“What is really the ice cube, which is its true face,” intoned a British woman’s voice as bursts of synthetic noise seemed to assault the viewer from every direction. The tumult was part of C.D. – A Script for Synthesis, German sound artist Florian Hecker’s Performa 13 commission at New York’s Guggenheim Museum last Saturday (another two performances followed on Sunday). C.D. is the final entry in Hecker’s trilogy of collaborations with Iranian philosopher Reza Negarestani, following Chimerization, at Documenta 13, and Hinge, at London’s Sadie Coles HQ gallery (both 2012). Most recently, a solo work of Hecker’s was also included in “Soundings: A Contemporary Score,” MoMA’s first full-scale exhibition of sound art.
As with Chimerization, C.D. has a libretto written by Negarestani, here titled “Black Boxing Pink (A Script for Synthesis).” The programs handed out for the evening contained the libretto, alongside an essay on Hecker and C.D. by Robin Mackay, philosopher and director of UK arts organization and publisher Urbanomic.
Prior to the start of the roughly hour-long program, the audience took in the set: under greenish pink mottled light, the stage held three towering, columnlike yellow-white lights. At center stage stood a transparent plinth, upon which rested a cube, perhaps plastic, of cloudy white and pink, lit from above. Consulting the footnotes of Mackay’s essay, one realized that the object was a presentation of philosopher Wilfrid Sellars’s pink ice cube, an example he used often in his writing on phenomenology and perception. (A choice quote from Sellars’s essay “Sensa or Sensing”: “we see not only that the ice cube is pink, and see it as pink, we see the very pinkness of the object.”)

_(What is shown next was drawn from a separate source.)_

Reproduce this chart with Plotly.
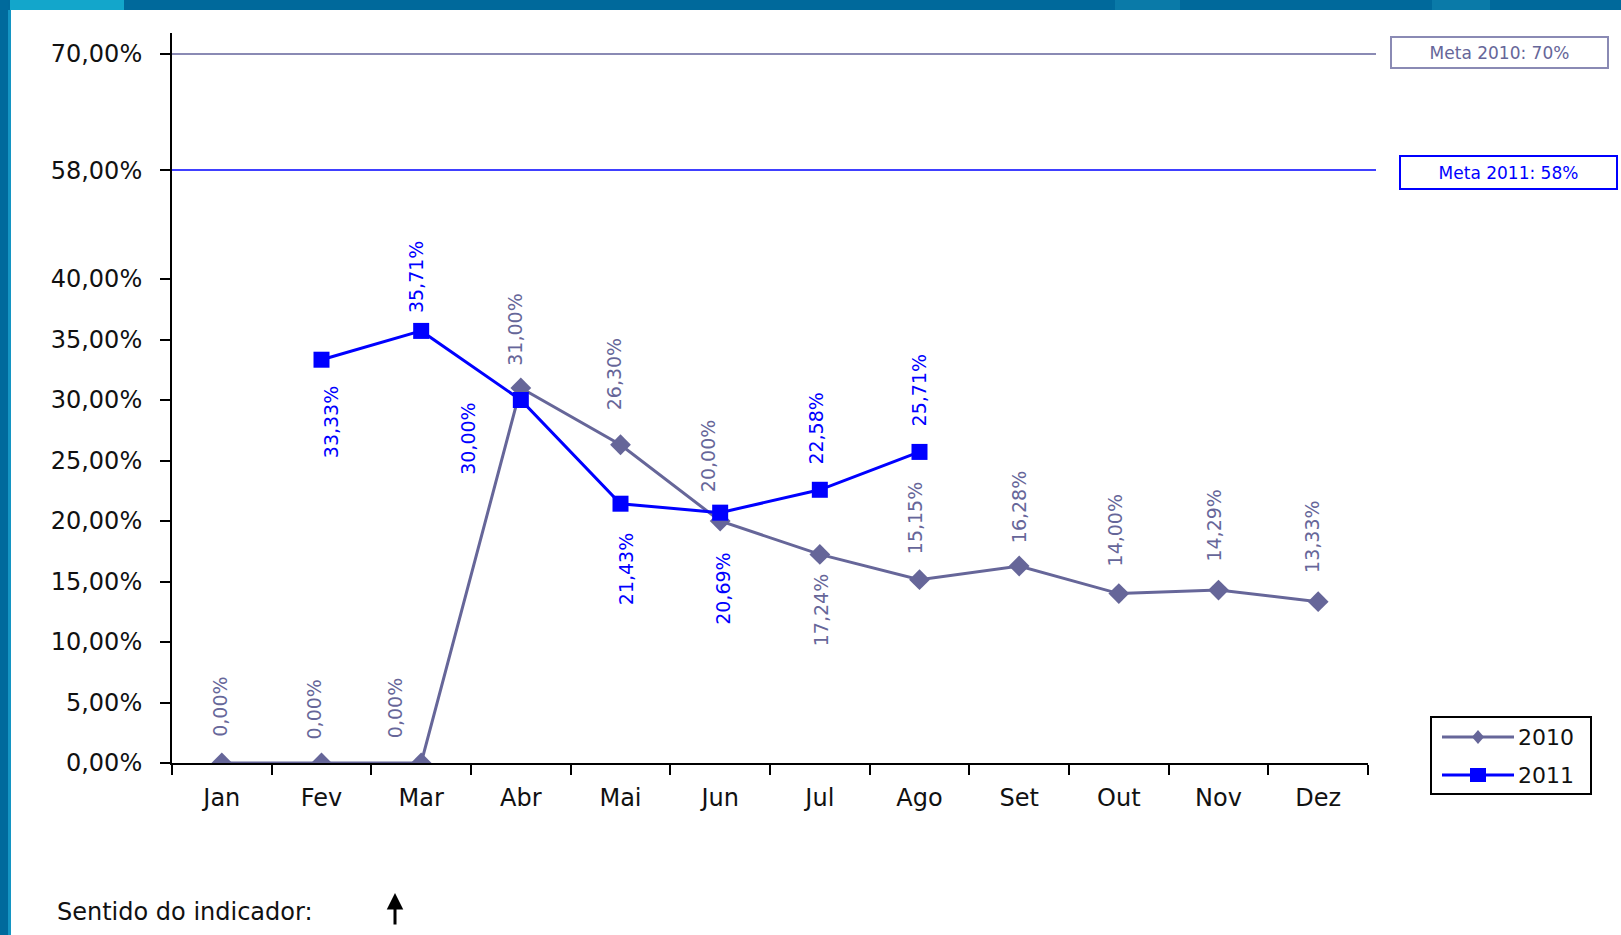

C.D. began with a choir of men and women assembled to the right of the stage, wearing what looked like nuns’ habits patterned with squares of color. A bass tone slowly built into a steady drone, and the voice of British actress Charlotte Rampling could be heard reciting Negarestani’s libretto. The text consists of Negarestani’s musings on encountering a pink ice cube, written in hyper-technical language that borders on jargon: “Two synthetic agents—one sonic, the other olfactory—are delegated the task of communicating with the chromatic demon.” The monologue paused, and the chorus began its section (marked in pink in the program), cycling through three distinct styles of delivery: off-kilter harmonies, cartoonishly distraught melismata that approached gothic yodeling, and a rasping resembling the voice of Gollum from The Lord of the Rings. Their lines were similarly obscure, though their theatrics gave lines like “Pink is a chromatic demon” a rather different feel from Rampling’s calm narration.
Thereby a cycle was set. Rampling would talk as a skittering synth noise panned from left to right or the bass part neared something danceable, and then the choir would begin its vocal cavorting. Because the singers had spread themselves around the outer rim of the auditorium, encircling the audience, one had an excuse for observing other audience members. In general, there was the stony contemplation expected at such events and some pained faces as the volume-sensitive clapped their hands over their ears, but one also saw a great deal of amusement. Some viewers laughed at the Gollum-like wheezes and the more campy, distress-signal-from-a-lost-spaceship treatments of Rampling’s voice that periodically doubled her monologue.
It’s not clear Hecker wants to be funny, but it was hard not to find humor in a treatise on the phenomenology of a pink ice cube as bestially emoted by a choir resembling something out of the sci-fi film The Fifth Element. Of course, interesting aspects exist in each part of the performance—even the libretto seemed much less labored when later read in relative peace and quiet—but as a whole the performance felt both under-thought and over-stimulating. Hecker is obviously interested in making works that disrupt standard paradigms of hearing (Chimerization‘s three-way speaker system, for example, designed to overwhelm human hearing’s two ears). He’s usually quite good at it. C.D.‘s kitchen-sink approach, however, with its overemphasis on Negarestani’s ponderous text, created different obstacles for the viewer: bemusement with the congested histrionics and eventual boredom with its indulgences.